July 22, 2010: http://www.gather.com/viewArticle.action?articleId=281474978387268

The news recently broke that Foursquare is forming agreements to start charging search engines such as Google and Bing for their geographic location data. Instantly various news sources launched stories seeking to satisfy user curiosities by positing what these information transactions might lead to in the future. Among the many educated guesses were enhanced real-time search, social mapping, and more strongly developed mobile search. I would add one more: more strongly targeted traditional advertising and marketing media.

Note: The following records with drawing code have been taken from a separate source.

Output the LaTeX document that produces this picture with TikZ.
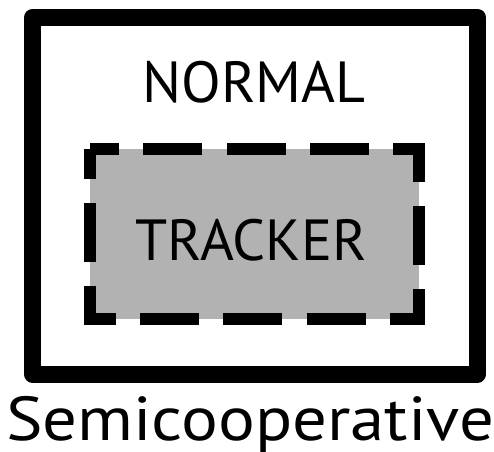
\documentclass[tikz,border=0pt]{standalone}
\usepackage{fontspec}
\setmainfont{PT Sans}
\tikzstyle{every node}=[inner sep=0pt,anchor=base]
\tikzstyle{modetext}=[font=\fontsize{58}{60}\selectfont]

\begin{document}
\begin{tikzpicture}[x=1pt,y=-1pt]
  \useasboundingbox (0,0) rectangle (494,451);
  % outer box, normal mode
  \draw[line width=17pt,line join=round] (32.5,17.5) rectangle (477.5,374);
  % inner dashed box, tracker mode
  \draw[line width=12pt,fill=black!30,dash pattern=on 59pt off 24.1pt,dash phase=29.5pt]
    (90,149) rectangle (419,318.5);
  \node[modetext] (normal) at (254,102) {NORMAL};
  \node[modetext] (tracker) at (251,260) {TRACKER};
  \node[font=\fontsize{62}{64}\selectfont,xscale=1.11] (semi) at (250,440) {Semicooperative};
\end{tikzpicture}
\end{document}
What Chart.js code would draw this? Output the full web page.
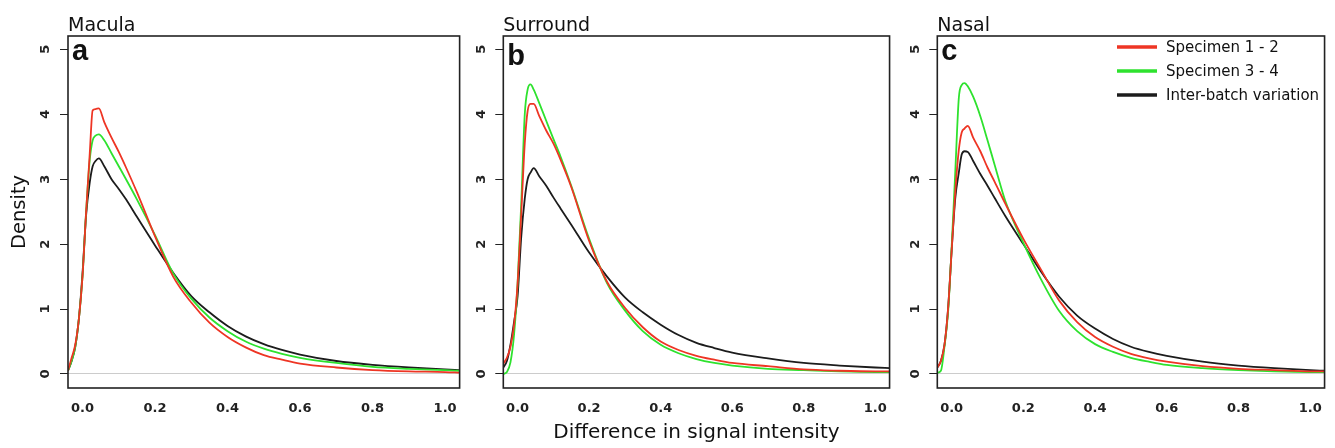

Internet analysts and emerging media connoisseurs may write disproportionately more about innovative new technologies, but if you ask the advertising and marketing executives of the world if they have abandoned traditional media as part of their integrated campaigns, the answer would be a resounding “no.” The data that Foursquare will provide is a solid reinforcement of retaining those traditional marketing strategies. What we physically see and interact with outside of the realm of our computer and television screens still matters.

Still, it might surprise most people to learn that the data they generate by using Foursquare’s geo-location technology will be used to determine what shows up on their local billboards. Yes, you heard right– billboard. Even if, admittedly, these days that billboard might be digital and therefore closer to a television than the enormous printed posters the term still conjures.

If you think about it, it makes perfect sense. Geo-location data brings the internet back to the earth by collecting information on where you were when you saw what. With apps like Foursquare, suddenly it’s not who you are, but where you are and when that matters most again. That means that physical advertising efforts such as billboards can be even better data-driven and targeted to the interests of local populations.

How do you feel about these types of emerging social media and GPS-oriented advertising ventures that will know where you go, where you shop, and where you eat? Do you think of this type of geographically-targeted advertising as convenience, or as an invasion of privacy?